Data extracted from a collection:
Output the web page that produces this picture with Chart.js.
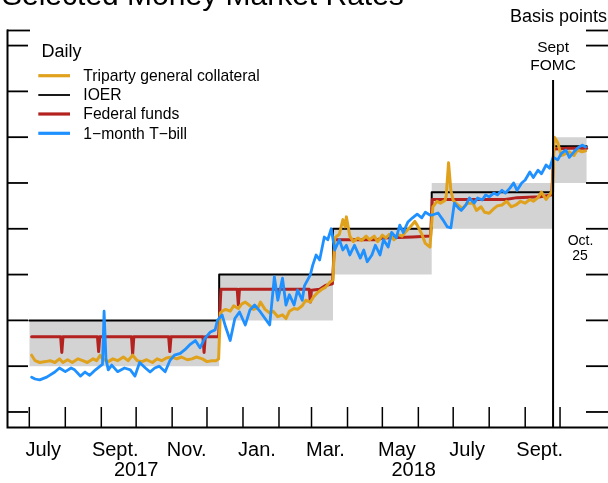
<!DOCTYPE html>
<html><head><meta charset="utf-8">
<script src="https://cdn.jsdelivr.net/npm/chart.js@4/dist/chart.umd.min.js"></script>
<style>
html,body{margin:0;padding:0;overflow:hidden;background:#fff;width:608px;height:483px}
#wrap{position:absolute;left:0;top:0;width:616px;height:483px}
</style>
</head><body><div id="wrap"><canvas id="c" width="616" height="483"></canvas></div>
<script>
// x values are days since July 1, 2017
const monthTickDays = [0,31,62,92,123,153,184,215,243,274,304,335,365,396,427,457];
const monthLabels = ['July','Sept.','Nov.','Jan.','Mar.','May','July','Sept.'];
const monthLabelDays = [12,74,135.5,196,255,316.5,377,439.5];
const yearLabels = ['2017','2018'];
const yearLabelDays = [92,331];
const yTickValues = [75,100,125,150,175,200,225,250,275];
const fomcDay = 451;

// FOMC target range (shaded)
const rangeDays   = [0,163.5,163.5,261.5,261.5,346.5,346.5,451,451,480];
const rangeTop    = [125,125,150,150,175,175,200,200,225,225];
const rangeBottom = [100,100,125,125,150,150,175,175,200,200];

// IOER
const ioerDays = [0,163.5,163.5,261.5,261.5,346.5,346.5,451,451,480];
const ioerVals = [125,125,150,150,175,175,195,195,220,220];

// Federal funds
const ffDays = [2,27,28,29,58.7,59.7,60.7,88,89,90,120,121,122,149.5,150.5,151.5,163,165,179,180,181,213,214,215,241,242,243,250,255,261,263,300,304,330,345.5,347,410,420,440,450,451.5,465,480];
const ffVals = [116,116,107.5,116,116,108,116,116,106.5,116,116,108,116,116,107.5,116,116,142,142,133.5,142,142,140,142,142,135,141.5,142,144,145,169,169,170,170.5,171,191,191,192,192.5,193.5,218.5,219,219];

// Triparty general collateral
const tgcDays = [2,5,9,14,18,22,26,29,33,37,42,46,50,55,58,61,63,68,72,76,81,85,89,93,97,101,106,110,114,118,123,127,131,136,140,144,149,153,157,161,163,164.5,166,169,173,176,180,183,186,190,193,197,199,203,207,210,214,218,221,224,228,231,235,238,242,245,248,252,255,259,261.5,263,267,270,272,273,276,279,283,286,290,293,297,300,304,307,310,314,317,321,325,328,332,334,338,341,345,347.5,351,354,358,359,361,363,365,369,373,377,382,385,389,392,396,400,403,407,411,415,419,423,427,431,434,438,441,445,448,450.5,452,455,458,462,465,469,472,476,479];
const tgcVals = [106,103,102,102.5,103,102,104,102,103.5,102,104,103,102,104,103,106,104,102.5,104,103,105,103,106,103,102.5,103.5,102,104,103,104.5,105,104,105,103.5,104,105,104,102.5,103,103,104,129,130,131,130,133,131.5,134,135,133,131,132,135,131,129,130,127,128,126,130,131.5,131,133,136,135,138,140,142,143,146,147,170,172,180,176,181.5,171,168,170,168.5,171,169,171,168,171.5,170,172,169,172,171,174,176,179,177,172,167,165,187,190,189,190.5,193,211,196,190.5,188,186,189,189,185,187,184,183.5,186,187.5,188,190,187,188,190,189,191,190,192,195,191,193.5,196,225,222,215,216,217,215,218,217,217.5];

// 1-month Treasury bill
const tbDays = [2,5,9,15,22,26,31,36,39,44,48,52,57,61,63,64.4,66,68,71,76,82,87,91,95,100,104,108,112,117,121,125,130,134,138,143,147,151,156,160,162,166,169,173,177,181,186,190,194,199,203,207,211,214,218,221,224,228,231,235,237,242,244,247,250,254,257,260,263,267,270,273,276,280,285,288,291,295,298,302,305,309,312,316,319,322,326,330,334,338,341,345,347,352,356,360,363,366,370,372,376,379,383,386,390,393,396,400,403,407,410,414,417,420,424,427,431,434,438,441,445,448,451,455,458,462,465,469,472,476,479];
const tbVals = [94,93,92.5,94,96.8,99,97,99,98,94.6,96.8,95,98,100,101,130,104,98,100.6,97,99,98,94.6,102,99,96.8,99,100,97,103,106,107,109,111.6,114,110,115,118.7,119.8,125,128,121.5,114,126,129.6,122.5,130.7,133.4,129.6,126,122.5,148.8,136,148,133.4,139,133.4,141.6,136,144,149.8,155,160.7,158,170.5,169,175,163.4,169,163.4,166,160.7,166,159,163.4,157,160.7,166,160.7,169,165,173,170,177,173,178.7,181,183,181,184,182.5,182.5,183.6,180,176,175.5,189,186,185,188,191.8,189,191.8,190.7,193.5,192.4,194.5,193.5,196,194.5,197.3,200,196,200,201.6,206,203,207,205,209.8,208,214,212.6,216,218,214,217,219,220.7,219.6];

const legendNames = ['Triparty general collateral','IOER','Federal funds','1\u2212month T\u2212bill'];
const COL = {tgc:'#e0a21c', ioer:'#000000', ff:'#b3221f', tb:'#1e90ff', range:'#d3d3d3'};
const FONT = '"Liberation Sans", Arial, Helvetica, sans-serif';

const pts = (xs, ys) => xs.map((x,i)=>({x:x, y:ys[i]}));

function txt(ctx, s, x, y, size, align){
  ctx.font = size + 'px ' + FONT;
  ctx.textAlign = align || 'left';
  ctx.textBaseline = 'alphabetic';
  ctx.fillStyle = '#000';
  ctx.fillText(s, x, y);
}

const decor = {
  id: 'decor',
  afterDatasetsDraw(chart){
    const ctx = chart.ctx, ca = chart.chartArea;
    const xs = chart.scales.x, ys = chart.scales.y;
    ctx.save();
    ctx.strokeStyle = '#000';
    ctx.lineCap = 'butt';
    // FOMC vertical line
    const fx = xs.getPixelForValue(fomcDay);
    ctx.lineWidth = 2;
    ctx.beginPath(); ctx.moveTo(fx, 80); ctx.lineTo(fx, ca.bottom); ctx.stroke();
    // left axis and bottom axis
    ctx.lineWidth = 2;
    ctx.beginPath(); ctx.moveTo(ca.left+0.5, ca.top-0.5); ctx.lineTo(ca.left+0.5, ca.bottom+0.5); ctx.lineTo(ca.right+12, ca.bottom+0.5); ctx.stroke();
    // y ticks (inward, both sides) including top bound
    ctx.lineWidth = 1.8;
    const yt = yTickValues.concat([ys.max]);
    yt.forEach(v=>{
      const y = ys.getPixelForValue(v);
      const yy = (v===ys.max) ? y+0.5 : y;
      ctx.beginPath(); ctx.moveTo(ca.left, yy); ctx.lineTo(ca.left + (v===ys.max?23:21), yy); ctx.stroke();
      ctx.beginPath(); ctx.moveTo(ca.right - 22, yy); ctx.lineTo(ca.right + 10, yy); ctx.stroke();
    });
    // x ticks (inward)
    ctx.lineWidth = 1.5;
    monthTickDays.forEach(d=>{
      const x = xs.getPixelForValue(d);
      ctx.beginPath(); ctx.moveTo(x, ca.bottom); ctx.lineTo(x, ca.bottom - 20); ctx.stroke();
    });
    // x labels
    monthLabels.forEach((s,i)=> txt(ctx, s, xs.getPixelForValue(monthLabelDays[i]), 456, 20, 'center'));
    yearLabels.forEach((s,i)=> txt(ctx, s, xs.getPixelForValue(yearLabelDays[i]), 476, 20, 'center'));
    // title (cropped at top) and unit
    txt(ctx, 'Selected Money Market Rates', 2, 5, 30, 'left');
    txt(ctx, 'Basis points', 607, 22, 18, 'right');
    // annotations
    txt(ctx, 'Sept', fx, 51.5, 15.5, 'center');
    txt(ctx, 'FOMC', fx, 70, 15.5, 'center');
    txt(ctx, 'Oct.', 580.5, 244.5, 14, 'center');
    txt(ctx, '25', 580, 260, 14, 'center');
    // legend
    txt(ctx, 'Daily', 41.5, 56.5, 18, 'left');
    const lc = [COL.tgc, COL.ioer, COL.ff, COL.tb];
    const lw = [3.2, 1.8, 3.2, 3.2];
    const ly = [75.7, 95, 114, 133.3];
    legendNames.forEach((s,i)=>{
      ctx.strokeStyle = lc[i]; ctx.lineWidth = lw[i];
      ctx.beginPath(); ctx.moveTo(38.3, ly[i]); ctx.lineTo(70, ly[i]); ctx.stroke();
      txt(ctx, s, 83.3, ly[i] + 5.3, 15.7, 'left');
    });
    ctx.restore();
  }
};

new Chart(document.getElementById('c'), {
  type: 'line',
  data: {
    datasets: [
      {label:'range top', data: pts(rangeDays, rangeTop), fill: 1, backgroundColor: COL.range, borderColor:'rgba(0,0,0,0)', borderWidth: 0, pointRadius: 0, order: 10},
      {label:'range bottom', data: pts(rangeDays, rangeBottom), fill: false, borderColor:'rgba(0,0,0,0)', borderWidth: 0, pointRadius: 0, order: 11},
      {label: legendNames[1], data: pts(ioerDays, ioerVals), borderColor: COL.ioer, borderWidth: 2, pointRadius: 0, fill:false, order: 4},
      {label: legendNames[2], data: pts(ffDays, ffVals), borderColor: COL.ff, borderWidth: 3, pointRadius: 0, fill:false, order: 3},
      {label: legendNames[0], data: pts(tgcDays, tgcVals), borderColor: COL.tgc, borderWidth: 3, pointRadius: 0, fill:false, order: 2},
      {label: legendNames[3], data: pts(tbDays, tbVals), borderColor: COL.tb, borderWidth: 2.8, pointRadius: 0, fill:false, order: 1}
    ]
  },
  options: {
    responsive: false,
    animation: false,
    devicePixelRatio: 1,
    layout: {padding: {left: 7, top: 30, right: 8, bottom: 56}},
    elements: {line: {tension: 0, borderJoinStyle: 'round', borderCapStyle: 'round'}, point: {radius: 0}},
    plugins: {legend: {display: false}, tooltip: {enabled: false}, title: {display: false}},
    scales: {
      x: {type: 'linear', min: -19.2, max: 498.3, display: false},
      y: {type: 'linear', min: 66.8, max: 283.5, display: false}
    }
  },
  plugins: [decor]
});
</script>
</body></html>
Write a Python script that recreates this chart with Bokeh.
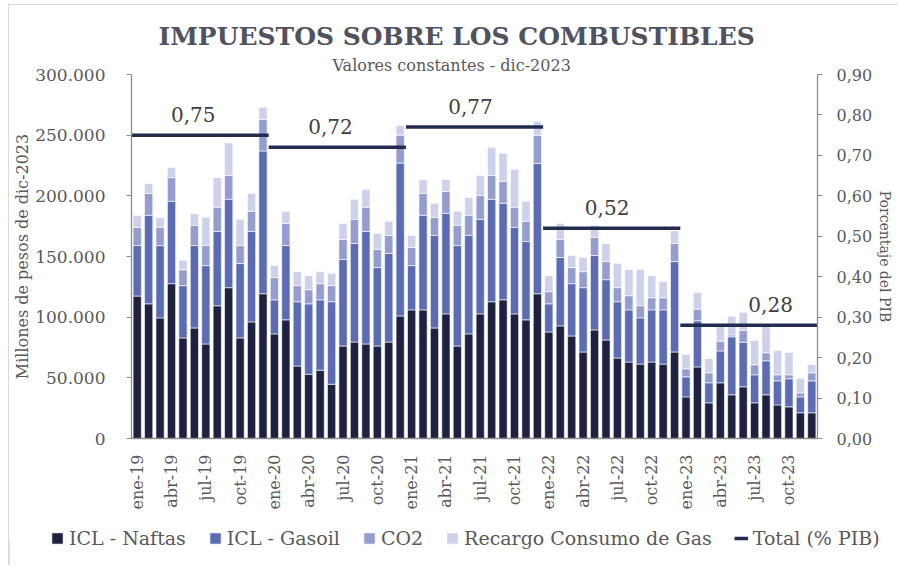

» Task statement: Copy every line of the listing where the word "that" appears.

» Task output:
Output the web page that produces this picture with Chart.js.
Write a Python script that recreates this chart with Bokeh.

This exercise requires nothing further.